|Los Altos resident shines light on solutions for the poverty-stricken people of Nepal|
|Written by Jason Sweeney - Special To The Town Crier|
|Wednesday, 15 June 2005|
Allart Ligtenberg saw a way for people in Nepal to lessen dependence on wood fuel through low-cost solar technology that could be used for cooking and water purification. Here, Lightenberg displays a portable solar cooker.
Things are cooking in Nepal. Allart Ligtenberg, a 28-year Los Altos resident, is helping the people of that mountainous nation by disseminating low-cost solar cooking technology as an alternative to burning wood fuel.
Ligtenberg, 62, spends four to five months each year traveling the globe to promote the use of solar cookers. He has traveled to Mongolia, Bolivia, Peru, Ecuador and Chile. But he returns to Nepal year after year, in spite of its grinding poverty, civil unrest and a violent Maoist insurgency. The country's beauty and its people captivated him on his first trip there 26 years ago.

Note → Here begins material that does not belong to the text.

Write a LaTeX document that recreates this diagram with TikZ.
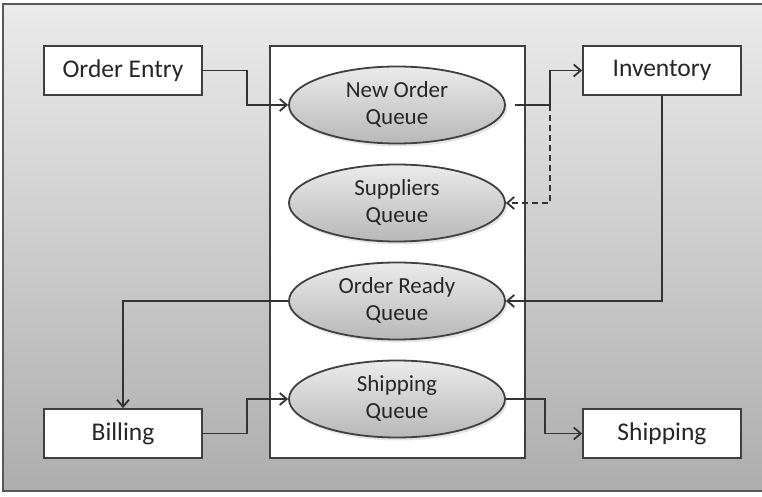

In 1979, the United Nations asked Ligtenberg, who was there working for Hewlett-Packard, to consult on computer data acquisition and control systems in northern India. Upon completion of the assignment, he decided to do some trekking in Nepal before heading back to the United States.
"I always loved mountains," Ligtenberg said. He immediately fell in love with Nepal's mountains and its ethnic diversity. "This country is tremendous in terms of the people," he said.
Nepal is a country rich in culture and blessed with spectacular scenery, but poverty and political turmoil are taking their toll.
Wood burning as the primary source of energy for heating and cooking in Nepal causes a host of problems. Breathing the smoky air in cramped living spaces has lowered life expectancy, Ligtenberg explained. Children often suffer horrible burns from stumbling into cooking fires. And cutting down trees for fuel has increased erosion in the countryside.
Ligtenberg saw a way to lessen dependence on wood fuel through low-cost solar technology that could be used for cooking and water purification. He has developed different types of solar cooking devices - some for use by big families, and smaller portable models including a lightweight solar cooker that can be rolled up and put in a backpack.
With a solar cooker, Ligtenberg can cook a can of soup or tea in 20 minutes, rice in 35 to 40 minutes. Ligtenberg once had ice water boiling in 20 minutes on a mountainside at 8 a.m. so he and his fellow trekkers could enjoy hot showers.
Ligtenberg's goal is to get as many people using solar cookers as he can. When in Nepal, he sets out his solar cooker, cooks his food and lets people watch. "People are fascinated by it," he said. His goal is to disseminate the cookers through personal demonstrations and by helping locals set up shops to make and sell them.
Ligtenberg pays his expenses out of pocket. In Nepal, he lives simply, paying $3 a night for lodging. "But it has a shower and toilet," he added. "I feel I have to do something to help this country and that's why I'm doing it."
Ligtenberg joined the Los Altos Rotary Club two and a half years ago. The Rotary Club has supported his efforts and is helping to fund a project to train 100 to 200 Nepalese families on solar technologies.
What's next for Ligtenberg?
"I'm not sure where I'm going this year," he said. "Maybe Indonesia."